• _INFORMATION SUPPLIED_:

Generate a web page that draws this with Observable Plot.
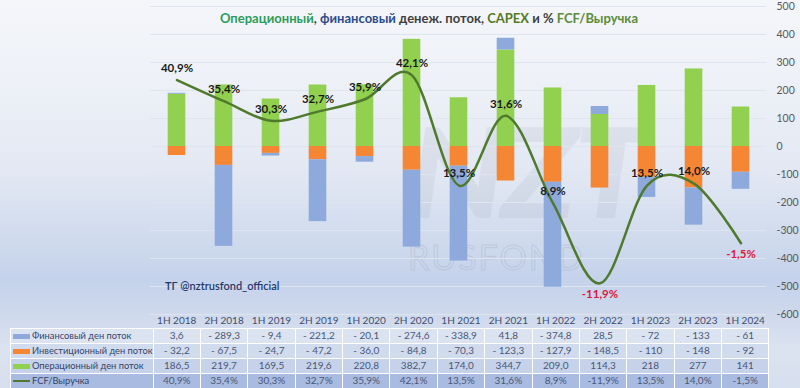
<!DOCTYPE html>
<html><head><meta charset="utf-8">
<script src="https://cdn.jsdelivr.net/npm/d3@7"></script>
<script src="https://cdn.jsdelivr.net/npm/@observablehq/plot@0.6"></script>
<style>
body{margin:0;}
#wrap{position:relative;width:800px;height:388px;overflow:hidden;font-family:Lato,"Open Sans",sans-serif;
background:linear-gradient(180deg,#f4f6fa 0%,#eef1f7 20%,#e2e8f3 45%,#cfdaed 62%,#c4d2eb 72%,#cdd8ec 80%,#dce3f0 90%,#d6dfee 100%);}
#chart{position:absolute;left:0;top:0;}
#title{position:absolute;top:10px;left:14px;width:830px;text-align:center;font-weight:bold;font-size:13px;white-space:nowrap;}
#note{position:absolute;left:165px;top:279px;font-size:11px;color:#26386a;font-weight:600;}
#wm1{position:absolute;left:410px;top:95px;font-size:125px;font-weight:900;color:#7d8797;opacity:0.10;letter-spacing:-4px;transform:skewX(-8deg);}
#wm2{position:absolute;left:408px;top:236px;font-size:34px;color:transparent;-webkit-text-stroke:1px rgba(150,160,175,0.3);letter-spacing:2px;}
table{position:absolute;left:10px;top:313px;border-collapse:collapse;table-layout:fixed;font-size:10px;color:#4a5877;}
td{padding:0;text-align:center;white-space:nowrap;overflow:hidden;box-sizing:border-box;}
tr.h td{height:15px;line-height:14px;color:#3f4d6d;}
tr.r td{border:1px solid #ffffff;height:15px;line-height:13px;}
tr.r td.lab{text-align:left;color:#34446a;font-size:9.3px;}
.sw{display:inline-block;width:17px;height:5px;margin:0 2px 1px 2px;vertical-align:middle;}
.swl{display:inline-block;width:17px;height:2px;margin:0 2px 1px 2px;vertical-align:middle;background:#4f7a2e;}
</style></head>
<body>
<div id="wrap">
  <div id="wm1">NZT</div>
  <div id="wm2">RUSFOND</div>
  <div id="chart"></div>
  <div id="title"><span style="color:#2e9c5a">Операционный</span><span style="color:#404040">, </span><span style="color:#2f4c8a">финансовый</span><span style="color:#404040"> денеж. поток, </span><span style="color:#557a1f">CAPEX</span><span style="color:#404040"> и % </span><span style="color:#5b8c3a">FCF/Выручка</span></div>
  <div id="note">ТГ @nztrusfond_official</div>
</div>
<script>
const periods = ["1H 2018","2H 2018","1H 2019","2H 2019","1H 2020","2H 2020","1H 2021","2H 2021","1H 2022","2H 2022","1H 2023","2H 2023","1H 2024"];
const financing = [3.6,-289.3,-9.4,-221.2,-20.1,-274.6,-338.9,41.8,-374.8,28.5,-72,-133,-61];
const investing = [-32.2,-67.5,-24.7,-47.2,-36.0,-84.8,-70.3,-123.3,-127.9,-148.5,-110,-148,-92];
const operating = [186.5,219.7,169.5,219.6,220.8,382.7,174.0,344.7,209.0,114.3,218,277,141];
const fcfMargin = [40.9,35.4,30.3,32.7,35.9,42.1,13.5,31.6,8.9,-11.9,13.5,14.0,-1.5];
const tableDecimals = [1,1,1,1,1,1,1,1,1,1,0,0,0];
const seriesNames = ["Финансовый ден поток","Инвестиционный ден поток","Операционный ден поток","FCF/Выручка"];
const yTicks = [500,400,300,200,100,0,-100,-200,-300,-400,-500,-600];

const colors = {op:"#92d050", inv:"#f58634", fin:"#8eaadc", line:"#4f7a2e"};

// long data in stacking order: operating, investing, financing
const bars = [];
periods.forEach((p,i)=>{
  bars.push({period:p, series:"op", value:operating[i]});
  bars.push({period:p, series:"inv", value:investing[i]});
  bars.push({period:p, series:"fin", value:financing[i]});
});
const fcf = periods.map((p,i)=>({period:p, pct:fcfMargin[i]}));
// secondary axis (-20%..60%) mapped onto primary (-600..500)
const secondary = d3.scaleLinear().domain([-20,60]).range([-600,500]);
const pctFmt = v => v.toFixed(1).replace(".",",") + "%";

const chart = Plot.plot({
  width:800, height:318,
  marginTop:6, marginBottom:4, marginLeft:150, marginRight:34,
  style:{background:"transparent", fontFamily:"Lato, 'Open Sans', sans-serif", overflow:"visible"},
  x:{domain:periods, padding:0, axis:null},
  y:{domain:[-600,500], label:null},
  color:{domain:["op","inv","fin"], range:[colors.op, colors.inv, colors.fin]},
  marks:[
    Plot.ruleY(yTicks, {stroke:"#dfe5ef", strokeWidth:1}),
    Plot.axisY(yTicks, {anchor:"right", label:null, tickSize:0, tickPadding:10, fontSize:10.5, fill:"#595959", tickFormat:d=>String(d)}),
    Plot.barY(bars, Plot.stackY({x:"period", y:"value", fill:"series", insetLeft:14.7, insetRight:14.7})),
    Plot.line(fcf, {x:"period", y:d=>secondary(d.pct), stroke:colors.line, strokeWidth:2.5, curve:"cardinal"}),
    Plot.text(fcf.filter(d=>d.pct>=0), {x:"period", y:d=>secondary(d.pct), text:d=>pctFmt(d.pct), dy:-12, fontSize:11.5, fontWeight:"bold", fill:"#1a1a1a"}),
    Plot.text(fcf.filter(d=>d.pct<0), {x:"period", y:d=>secondary(d.pct), text:d=>pctFmt(d.pct), dy:11, fontSize:11.5, fontWeight:"bold", fill:"#e0173a"})
  ]
});
document.getElementById("chart").appendChild(chart);

// data table
const fmt = (v,dec) => (v<0?"- ":"") + Math.abs(v).toFixed(dec).replace(".",",");
const colW = 616/periods.length;
let html = '<table><colgroup><col style="width:140px">' + periods.map(()=>`<col style="width:${colW}px">`).join("") + '</colgroup>';
html += '<tr class="h"><td></td>' + periods.map(p=>`<td>${p}</td>`).join("") + '</tr>';
const rowBg = ["#dbe3f1","#d1dbee","#c5d2ea","#a9bbe0"];
const rows = [
  {name:seriesNames[0], sw:`<span class="sw" style="background:${colors.fin}"></span>`, vals:financing.map((v,i)=>fmt(v,tableDecimals[i]))},
  {name:seriesNames[1], sw:`<span class="sw" style="background:${colors.inv}"></span>`, vals:investing.map((v,i)=>fmt(v,tableDecimals[i]))},
  {name:seriesNames[2], sw:`<span class="sw" style="background:${colors.op}"></span>`, vals:operating.map((v,i)=>fmt(v,tableDecimals[i]))},
  {name:seriesNames[3], sw:`<span class="swl"></span>`, vals:fcfMargin.map(pctFmt)}
];
rows.forEach((r,k)=>{
  html += `<tr class="r" style="background:${rowBg[k]}"><td class="lab">${r.sw}${r.name}</td>` + r.vals.map(v=>`<td>${v}</td>`).join("") + '</tr>';
});
html += '</table>';
document.getElementById("wrap").insertAdjacentHTML("beforeend", html);
</script>
</body></html>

• _EXERCISE DESCRIPTION_:
Retype the data above exactly; pictures are not part of the copy.

• _COMPLETED EXERCISE_:
Generate a web page that draws this with Observable Plot.
<!DOCTYPE html>
<html><head><meta charset="utf-8">
<script src="https://cdn.jsdelivr.net/npm/d3@7"></script>
<script src="https://cdn.jsdelivr.net/npm/@observablehq/plot@0.6"></script>
<style>
body{margin:0;}
#wrap{position:relative;width:800px;height:388px;overflow:hidden;font-family:Lato,"Open Sans",sans-serif;
background:linear-gradient(180deg,#f4f6fa 0%,#eef1f7 20%,#e2e8f3 45%,#cfdaed 62%,#c4d2eb 72%,#cdd8ec 80%,#dce3f0 90%,#d6dfee 100%);}
#chart{position:absolute;left:0;top:0;}
#title{position:absolute;top:10px;left:14px;width:830px;text-align:center;font-weight:bold;font-size:13px;white-space:nowrap;}
#note{position:absolute;left:165px;top:279px;font-size:11px;color:#26386a;font-weight:600;}
#wm1{position:absolute;left:410px;top:95px;font-size:125px;font-weight:900;color:#7d8797;opacity:0.10;letter-spacing:-4px;transform:skewX(-8deg);}
#wm2{position:absolute;left:408px;top:236px;font-size:34px;color:transparent;-webkit-text-stroke:1px rgba(150,160,175,0.3);letter-spacing:2px;}
table{position:absolute;left:10px;top:313px;border-collapse:collapse;table-layout:fixed;font-size:10px;color:#4a5877;}
td{padding:0;text-align:center;white-space:nowrap;overflow:hidden;box-sizing:border-box;}
tr.h td{height:15px;line-height:14px;color:#3f4d6d;}
tr.r td{border:1px solid #ffffff;height:15px;line-height:13px;}
tr.r td.lab{text-align:left;color:#34446a;font-size:9.3px;}
.sw{display:inline-block;width:17px;height:5px;margin:0 2px 1px 2px;vertical-align:middle;}
.swl{display:inline-block;width:17px;height:2px;margin:0 2px 1px 2px;vertical-align:middle;background:#4f7a2e;}
</style></head>
<body>
<div id="wrap">
  <div id="wm1">NZT</div>
  <div id="wm2">RUSFOND</div>
  <div id="chart"></div>
  <div id="title"><span style="color:#2e9c5a">Операционный</span><span style="color:#404040">, </span><span style="color:#2f4c8a">финансовый</span><span style="color:#404040"> денеж. поток, </span><span style="color:#557a1f">CAPEX</span><span style="color:#404040"> и % </span><span style="color:#5b8c3a">FCF/Выручка</span></div>
  <div id="note">ТГ @nztrusfond_official</div>
</div>
<script>
const periods = ["1H 2018","2H 2018","1H 2019","2H 2019","1H 2020","2H 2020","1H 2021","2H 2021","1H 2022","2H 2022","1H 2023","2H 2023","1H 2024"];
const financing = [3.6,-289.3,-9.4,-221.2,-20.1,-274.6,-338.9,41.8,-374.8,28.5,-72,-133,-61];
const investing = [-32.2,-67.5,-24.7,-47.2,-36.0,-84.8,-70.3,-123.3,-127.9,-148.5,-110,-148,-92];
const operating = [186.5,219.7,169.5,219.6,220.8,382.7,174.0,344.7,209.0,114.3,218,277,141];
const fcfMargin = [40.9,35.4,30.3,32.7,35.9,42.1,13.5,31.6,8.9,-11.9,13.5,14.0,-1.5];
const tableDecimals = [1,1,1,1,1,1,1,1,1,1,0,0,0];
const seriesNames = ["Финансовый ден поток","Инвестиционный ден поток","Операционный ден поток","FCF/Выручка"];
const yTicks = [500,400,300,200,100,0,-100,-200,-300,-400,-500,-600];

const colors = {op:"#92d050", inv:"#f58634", fin:"#8eaadc", line:"#4f7a2e"};

// long data in stacking order: operating, investing, financing
const bars = [];
periods.forEach((p,i)=>{
  bars.push({period:p, series:"op", value:operating[i]});
  bars.push({period:p, series:"inv", value:investing[i]});
  bars.push({period:p, series:"fin", value:financing[i]});
});
const fcf = periods.map((p,i)=>({period:p, pct:fcfMargin[i]}));
// secondary axis (-20%..60%) mapped onto primary (-600..500)
const secondary = d3.scaleLinear().domain([-20,60]).range([-600,500]);
const pctFmt = v => v.toFixed(1).replace(".",",") + "%";

const chart = Plot.plot({
  width:800, height:318,
  marginTop:6, marginBottom:4, marginLeft:150, marginRight:34,
  style:{background:"transparent", fontFamily:"Lato, 'Open Sans', sans-serif", overflow:"visible"},
  x:{domain:periods, padding:0, axis:null},
  y:{domain:[-600,500], label:null},
  color:{domain:["op","inv","fin"], range:[colors.op, colors.inv, colors.fin]},
  marks:[
    Plot.ruleY(yTicks, {stroke:"#dfe5ef", strokeWidth:1}),
    Plot.axisY(yTicks, {anchor:"right", label:null, tickSize:0, tickPadding:10, fontSize:10.5, fill:"#595959", tickFormat:d=>String(d)}),
    Plot.barY(bars, Plot.stackY({x:"period", y:"value", fill:"series", insetLeft:14.7, insetRight:14.7})),
    Plot.line(fcf, {x:"period", y:d=>secondary(d.pct), stroke:colors.line, strokeWidth:2.5, curve:"cardinal"}),
    Plot.text(fcf.filter(d=>d.pct>=0), {x:"period", y:d=>secondary(d.pct), text:d=>pctFmt(d.pct), dy:-12, fontSize:11.5, fontWeight:"bold", fill:"#1a1a1a"}),
    Plot.text(fcf.filter(d=>d.pct<0), {x:"period", y:d=>secondary(d.pct), text:d=>pctFmt(d.pct), dy:11, fontSize:11.5, fontWeight:"bold", fill:"#e0173a"})
  ]
});
document.getElementById("chart").appendChild(chart);

// data table
const fmt = (v,dec) => (v<0?"- ":"") + Math.abs(v).toFixed(dec).replace(".",",");
const colW = 616/periods.length;
let html = '<table><colgroup><col style="width:140px">' + periods.map(()=>`<col style="width:${colW}px">`).join("") + '</colgroup>';
html += '<tr class="h"><td></td>' + periods.map(p=>`<td>${p}</td>`).join("") + '</tr>';
const rowBg = ["#dbe3f1","#d1dbee","#c5d2ea","#a9bbe0"];
const rows = [
  {name:seriesNames[0], sw:`<span class="sw" style="background:${colors.fin}"></span>`, vals:financing.map((v,i)=>fmt(v,tableDecimals[i]))},
  {name:seriesNames[1], sw:`<span class="sw" style="background:${colors.inv}"></span>`, vals:investing.map((v,i)=>fmt(v,tableDecimals[i]))},
  {name:seriesNames[2], sw:`<span class="sw" style="background:${colors.op}"></span>`, vals:operating.map((v,i)=>fmt(v,tableDecimals[i]))},
  {name:seriesNames[3], sw:`<span class="swl"></span>`, vals:fcfMargin.map(pctFmt)}
];
rows.forEach((r,k)=>{
  html += `<tr class="r" style="background:${rowBg[k]}"><td class="lab">${r.sw}${r.name}</td>` + r.vals.map(v=>`<td>${v}</td>`).join("") + '</tr>';
});
html += '</table>';
document.getElementById("wrap").insertAdjacentHTML("beforeend", html);
</script>
</body></html>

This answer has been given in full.